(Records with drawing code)
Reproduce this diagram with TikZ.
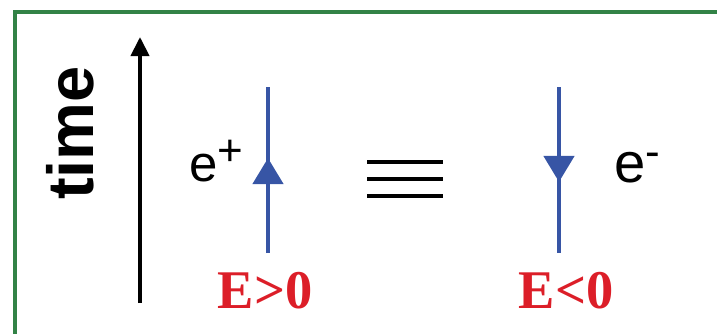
\documentclass[tikz,border=0pt]{standalone}
\usepackage{fontspec}
\setmainfont{Liberation Sans}
\newfontfamily\timesfont{Liberation Serif}
\usetikzlibrary{arrows.meta,decorations.markings}
\definecolor{framegreen}{RGB}{50,130,70}
\definecolor{lineblue}{RGB}{55,85,165}
\definecolor{energyred}{RGB}{220,30,40}

\begin{document}
\begin{tikzpicture}[
	axislabel/.style={ rotate=90, font=\fontsize{37}{37}\selectfont\bfseries },
	particle/.style={ anchor=base, inner sep=0pt },
	energy/.style={ anchor=base, inner sep=0pt, text=energyred, font=\timesfont\fontsize{31}{31}\selectfont\bfseries },
	worldline/.style={ lineblue, line width=2.6pt },
	midarrow/.style={ postaction={decorate}, decoration={markings, mark=at position 0.572 with {\arrow{Triangle[width=0.6cm,length=0.52cm]}}} }
]

\useasboundingbox (0,0) rectangle (14.34,6.66);
\clip (0,0) rectangle (14.34,6.66);
\draw[framegreen, line width=2.2pt] (0.30,-0.5) -- (0.30,6.42) -- (14.8,6.42);

% time axis
\coordinate (t0) at (2.80,0.60);
\coordinate (t1) at (2.80,5.92);
\draw[line width=2.3pt, -{Triangle[width=0.36cm,length=0.38cm]}] (t0) -- (t1);
\node at (1.40,4.00) (time) [axislabel] {time};

% positron, E>0
\coordinate (p0) at (5.36,1.60);
\coordinate (p1) at (5.36,4.92);
\draw[worldline, midarrow] (p0) -- (p1);
\node at (4.33,3.04) (pos) [particle] {\fontsize{29}{29}\selectfont e\textsuperscript{\fontsize{25}{25}\selectfont +}};
\node at (5.30,0.50) (epos) [energy] {E>0};

% equivalence
\foreach \y in {3.42,3.08,2.74}
	\draw[line width=2.6pt] (7.34,\y) -- (8.86,\y);

% electron, E<0
\coordinate (n0) at (11.18,4.92);
\coordinate (n1) at (11.18,1.60);
\draw[worldline, midarrow] (n0) -- (n1);
\node at (12.75,3.02) (ele) [particle] {\fontsize{32}{32}\selectfont e\textsuperscript{\fontsize{25}{25}\selectfont -}};
\node at (11.32,0.50) (eneg) [energy] {E<0};

\end{tikzpicture}
\end{document}
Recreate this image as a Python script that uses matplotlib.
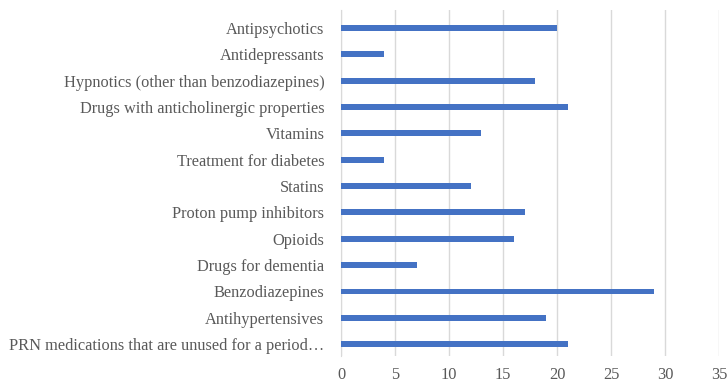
import matplotlib.pyplot as plt

categories = [
    "Antipsychotics",
    "Antidepressants",
    "Hypnotics (other than benzodiazepines)",
    "Drugs with anticholinergic properties",
    "Vitamins",
    "Treatment for diabetes",
    "Statins",
    "Proton pump inhibitors",
    "Opioids",
    "Drugs for dementia",
    "Benzodiazepines",
    "Antihypertensives",
    "PRN medications that are unused for a period\u2026",
]
counts = [20, 4, 18, 21, 13, 4, 12, 17, 16, 7, 29, 19, 21]
xticks = [0, 5, 10, 15, 20, 25, 30, 35]

plt.rcParams['font.family'] = ['Liberation Serif', 'DejaVu Serif']
grey = '#595959'

fig = plt.figure(figsize=(7.27, 3.83), dpi=100)
ax = fig.add_axes([341 / 727, 1 - 356 / 383, 378 / 727, 346 / 383])

ypos = list(range(len(categories)))
ax.barh(ypos, counts, height=0.22, color='#4472c4', zorder=3)

ax.set_xlim(0, 35)
ax.set_ylim(12.45, -0.68)
ax.set_xticks(xticks)
ax.set_xticklabels([str(t) for t in xticks])
ax.set_yticks(ypos)
ax.set_yticklabels(categories)

ax.grid(axis='x', color='#d9d9d9', lw=1, zorder=0)
for s in ['top', 'right', 'bottom']:
    ax.spines[s].set_visible(False)
ax.spines['left'].set_color('#d9d9d9')
ax.tick_params(axis='both', length=0, colors=grey, labelsize=11.8)
ax.tick_params(axis='y', pad=12)
ax.tick_params(axis='x', pad=8)

fig.savefig('out.png', dpi=100)
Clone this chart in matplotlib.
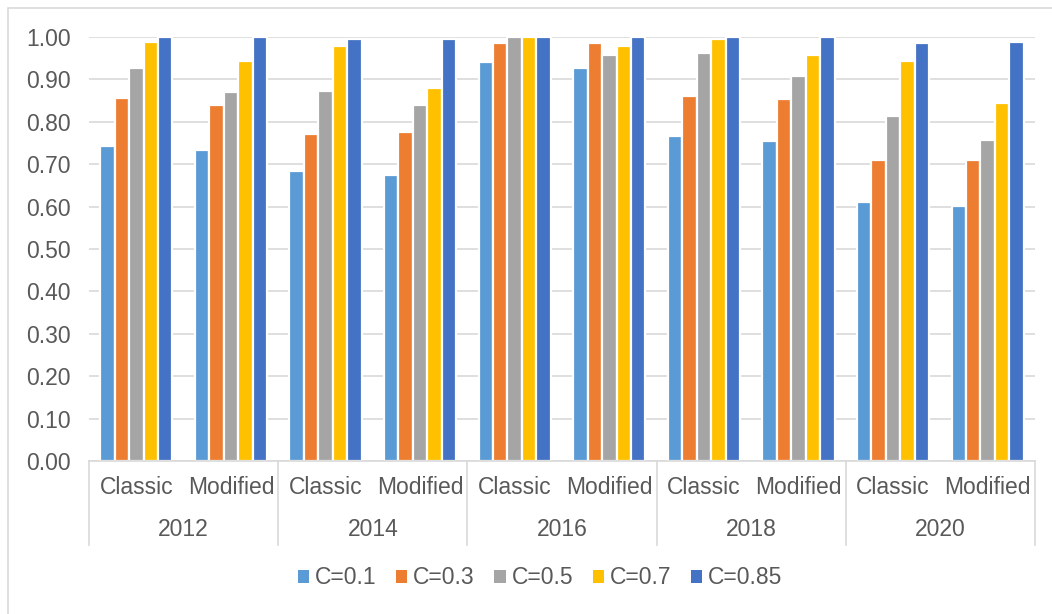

▶ Stated exercise
In the records above, find each line with the word "matplotlib" and copy it.

▶ Exercise response
Recreate this image as a Python script that uses matplotlib.
import matplotlib.pyplot as plt
Clone this chart in matplotlib.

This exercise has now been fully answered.